● What you have to do: Compute how many lines in the entries below contain "diagram", and output nothing but the number.

** START Given data **

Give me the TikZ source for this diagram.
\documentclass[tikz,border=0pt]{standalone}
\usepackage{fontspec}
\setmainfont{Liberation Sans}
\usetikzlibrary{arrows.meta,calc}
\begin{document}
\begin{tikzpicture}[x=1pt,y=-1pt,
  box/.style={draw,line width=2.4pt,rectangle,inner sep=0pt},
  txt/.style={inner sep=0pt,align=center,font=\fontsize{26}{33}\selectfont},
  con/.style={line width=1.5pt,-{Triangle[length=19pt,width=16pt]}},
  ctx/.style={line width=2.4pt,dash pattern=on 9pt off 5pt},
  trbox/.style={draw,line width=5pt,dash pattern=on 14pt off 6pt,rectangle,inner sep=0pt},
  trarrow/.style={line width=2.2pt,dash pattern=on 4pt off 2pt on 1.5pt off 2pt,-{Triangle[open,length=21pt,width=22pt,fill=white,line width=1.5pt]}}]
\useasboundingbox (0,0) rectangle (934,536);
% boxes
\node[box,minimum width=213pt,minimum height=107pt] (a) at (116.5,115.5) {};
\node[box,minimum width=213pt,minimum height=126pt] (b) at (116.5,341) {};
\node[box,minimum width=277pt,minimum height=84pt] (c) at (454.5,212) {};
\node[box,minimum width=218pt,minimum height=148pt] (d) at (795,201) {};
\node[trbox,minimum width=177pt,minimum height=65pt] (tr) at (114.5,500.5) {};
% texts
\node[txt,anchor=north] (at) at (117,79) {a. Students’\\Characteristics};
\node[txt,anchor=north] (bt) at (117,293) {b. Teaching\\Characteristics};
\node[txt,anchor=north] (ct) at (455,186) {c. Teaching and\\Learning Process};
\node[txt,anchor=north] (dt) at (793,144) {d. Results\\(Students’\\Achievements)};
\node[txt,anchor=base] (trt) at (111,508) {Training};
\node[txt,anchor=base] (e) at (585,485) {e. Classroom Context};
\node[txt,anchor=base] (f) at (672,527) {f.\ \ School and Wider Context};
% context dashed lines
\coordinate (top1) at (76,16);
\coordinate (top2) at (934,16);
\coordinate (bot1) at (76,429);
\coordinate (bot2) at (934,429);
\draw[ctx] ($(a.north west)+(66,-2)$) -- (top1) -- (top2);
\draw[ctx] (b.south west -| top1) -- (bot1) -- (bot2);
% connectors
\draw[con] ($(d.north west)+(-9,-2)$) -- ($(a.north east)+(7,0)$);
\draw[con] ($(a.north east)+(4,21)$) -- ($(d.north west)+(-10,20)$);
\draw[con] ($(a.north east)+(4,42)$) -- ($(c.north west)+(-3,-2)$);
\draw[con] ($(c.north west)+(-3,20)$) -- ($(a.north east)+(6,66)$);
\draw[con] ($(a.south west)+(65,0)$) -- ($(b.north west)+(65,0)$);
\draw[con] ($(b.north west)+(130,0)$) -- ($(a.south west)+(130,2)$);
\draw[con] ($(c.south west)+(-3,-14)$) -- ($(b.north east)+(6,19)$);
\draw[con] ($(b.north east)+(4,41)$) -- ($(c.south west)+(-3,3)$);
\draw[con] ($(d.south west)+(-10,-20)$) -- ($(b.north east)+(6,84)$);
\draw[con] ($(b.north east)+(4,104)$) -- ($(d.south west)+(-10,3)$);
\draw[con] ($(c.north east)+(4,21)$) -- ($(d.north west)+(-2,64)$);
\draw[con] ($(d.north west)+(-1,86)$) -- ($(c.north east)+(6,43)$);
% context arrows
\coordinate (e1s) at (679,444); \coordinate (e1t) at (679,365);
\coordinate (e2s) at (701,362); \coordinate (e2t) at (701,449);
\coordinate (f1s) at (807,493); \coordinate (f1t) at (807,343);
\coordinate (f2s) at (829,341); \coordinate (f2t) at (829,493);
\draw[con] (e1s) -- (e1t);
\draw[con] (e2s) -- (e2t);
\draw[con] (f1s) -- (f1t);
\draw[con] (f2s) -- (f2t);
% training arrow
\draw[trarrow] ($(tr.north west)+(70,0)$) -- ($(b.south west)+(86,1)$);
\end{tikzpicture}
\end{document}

** END Given data **
** START Given data **

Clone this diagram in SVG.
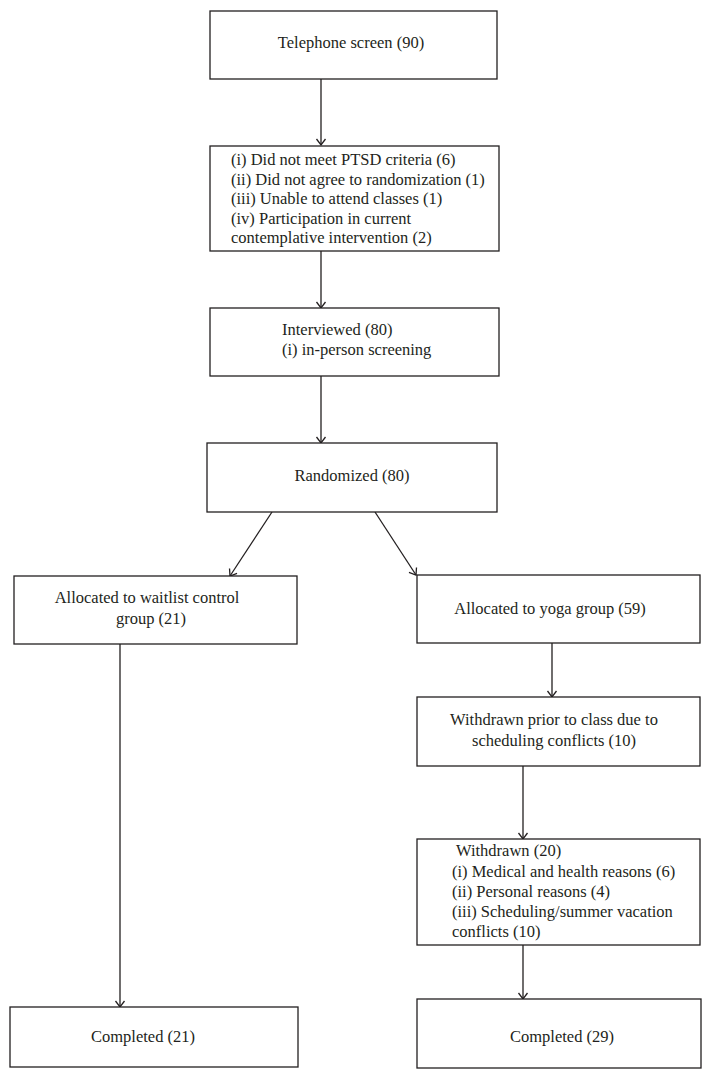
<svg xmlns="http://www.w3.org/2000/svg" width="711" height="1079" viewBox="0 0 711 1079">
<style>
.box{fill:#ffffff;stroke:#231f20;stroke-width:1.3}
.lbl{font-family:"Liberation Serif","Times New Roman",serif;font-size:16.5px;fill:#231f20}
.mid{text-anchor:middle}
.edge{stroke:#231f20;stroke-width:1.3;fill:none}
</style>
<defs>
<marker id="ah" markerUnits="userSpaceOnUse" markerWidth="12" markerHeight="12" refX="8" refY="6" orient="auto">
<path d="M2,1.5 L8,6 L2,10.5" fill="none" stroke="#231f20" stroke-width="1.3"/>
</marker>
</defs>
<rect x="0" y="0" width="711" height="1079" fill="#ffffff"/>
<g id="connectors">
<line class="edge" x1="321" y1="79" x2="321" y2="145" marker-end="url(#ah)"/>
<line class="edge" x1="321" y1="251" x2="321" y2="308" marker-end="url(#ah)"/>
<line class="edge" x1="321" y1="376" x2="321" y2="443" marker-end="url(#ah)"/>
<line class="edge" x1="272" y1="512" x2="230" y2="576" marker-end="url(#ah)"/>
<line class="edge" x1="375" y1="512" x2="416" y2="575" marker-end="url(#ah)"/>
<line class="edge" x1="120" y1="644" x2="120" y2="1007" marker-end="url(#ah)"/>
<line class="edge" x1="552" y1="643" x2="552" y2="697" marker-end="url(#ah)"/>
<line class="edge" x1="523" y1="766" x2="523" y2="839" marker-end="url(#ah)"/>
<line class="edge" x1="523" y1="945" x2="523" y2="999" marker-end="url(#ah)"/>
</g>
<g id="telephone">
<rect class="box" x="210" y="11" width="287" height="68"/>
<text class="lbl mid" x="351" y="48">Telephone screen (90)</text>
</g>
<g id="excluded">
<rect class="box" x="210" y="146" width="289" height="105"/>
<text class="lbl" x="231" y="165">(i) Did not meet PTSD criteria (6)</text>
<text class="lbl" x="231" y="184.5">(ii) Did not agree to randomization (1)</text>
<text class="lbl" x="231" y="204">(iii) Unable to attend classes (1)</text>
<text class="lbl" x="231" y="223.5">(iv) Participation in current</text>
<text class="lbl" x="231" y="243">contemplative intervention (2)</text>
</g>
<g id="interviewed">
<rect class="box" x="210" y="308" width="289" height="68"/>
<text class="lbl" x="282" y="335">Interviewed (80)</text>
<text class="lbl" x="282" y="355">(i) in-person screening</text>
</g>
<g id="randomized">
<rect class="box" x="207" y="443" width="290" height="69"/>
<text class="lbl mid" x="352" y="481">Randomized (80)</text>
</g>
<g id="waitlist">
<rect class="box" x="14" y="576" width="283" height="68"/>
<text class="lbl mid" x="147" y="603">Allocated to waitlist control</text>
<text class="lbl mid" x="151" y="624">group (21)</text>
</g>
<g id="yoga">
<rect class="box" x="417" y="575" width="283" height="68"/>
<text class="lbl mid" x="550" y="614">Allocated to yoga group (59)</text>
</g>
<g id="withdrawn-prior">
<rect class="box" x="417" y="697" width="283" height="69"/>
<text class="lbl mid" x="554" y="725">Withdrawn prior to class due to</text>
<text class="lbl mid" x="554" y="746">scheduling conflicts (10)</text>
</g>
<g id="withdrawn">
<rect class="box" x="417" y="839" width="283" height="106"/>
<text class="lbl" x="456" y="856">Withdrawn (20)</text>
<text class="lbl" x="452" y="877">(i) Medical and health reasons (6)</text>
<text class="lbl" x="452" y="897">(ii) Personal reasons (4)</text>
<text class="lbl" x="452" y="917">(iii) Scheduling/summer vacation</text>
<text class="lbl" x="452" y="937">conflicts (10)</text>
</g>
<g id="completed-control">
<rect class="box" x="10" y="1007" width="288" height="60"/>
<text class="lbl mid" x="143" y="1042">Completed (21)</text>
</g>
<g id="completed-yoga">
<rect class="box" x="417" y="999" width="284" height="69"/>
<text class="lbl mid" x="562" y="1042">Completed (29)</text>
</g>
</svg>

** END Given data **

● Response: 2